In practical workflows, Writesonic helps teams move faster from idea to draft. Ad copy, captions, and supporting text can be created quickly, then adjusted manually before launch. It does not manage campaigns or targeting, but it reduces the effort required to produce and refresh written assets tied to Facebook ads.

They operate as a full service marketing partner rather than a standalone AI tool, but AI plays a role in how campaigns are planned, measured, and amplified. For Facebook ads, AdParlor combines creator content, paid amplification, and performance analysis to support campaigns that rely on influencer driven assets.
From a workflow perspective, their use of AI is more about analysis and optimization than automation of ad creation. Performance signals are used to adjust amplification strategies and understand how creator content performs when pushed through Facebook ads. The execution remains human led, with AI supporting decision making behind the scenes.

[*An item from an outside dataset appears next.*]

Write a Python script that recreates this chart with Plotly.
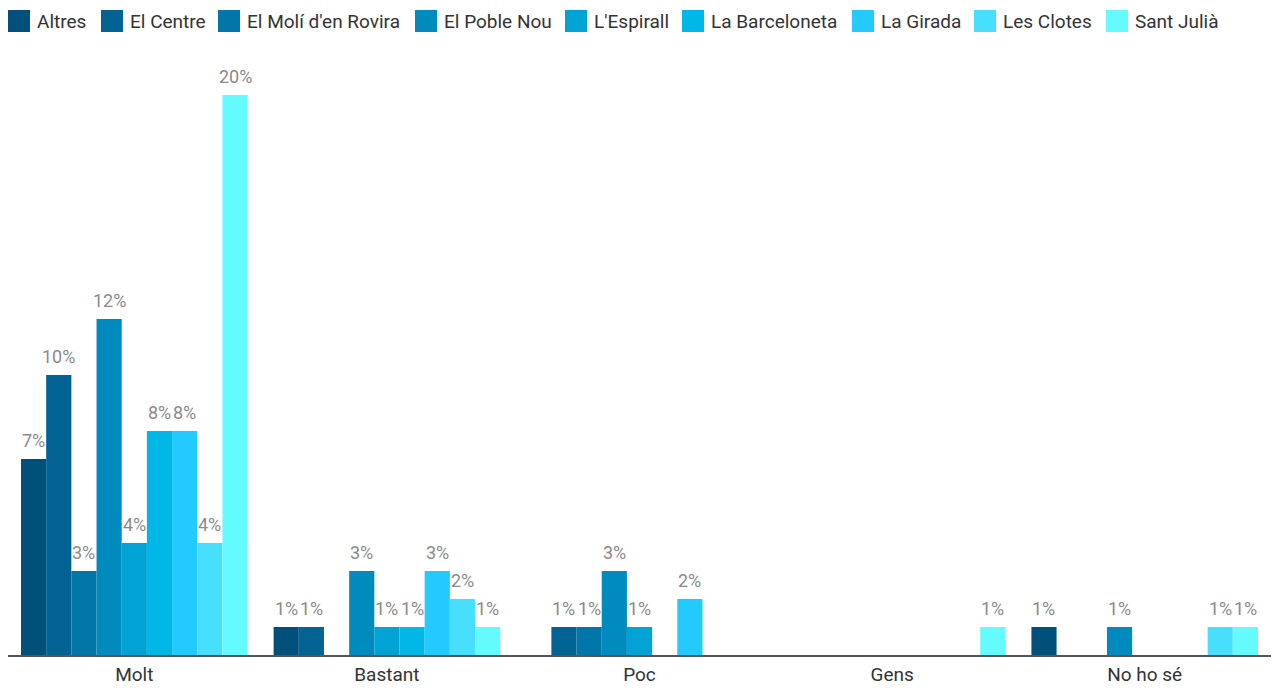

AI tools for Facebook ads are less about replacing marketers and more about changing where time and attention go. Some tools help you move faster on creative, others keep campaigns organized, and a few take over repetitive work that usually eats up entire afternoons. None of them magically fix weak strategy, but they can make day to day execution feel more manageable.
What matters most is fit. A tool that works well for a large team running constant campaigns may feel like overkill for a small brand testing ads for the first time. The real value shows up when AI supports how you already work, not when it forces a new process. Used that way, these tools become practical helpers rather than distractions, which is exactly where they make the most sense.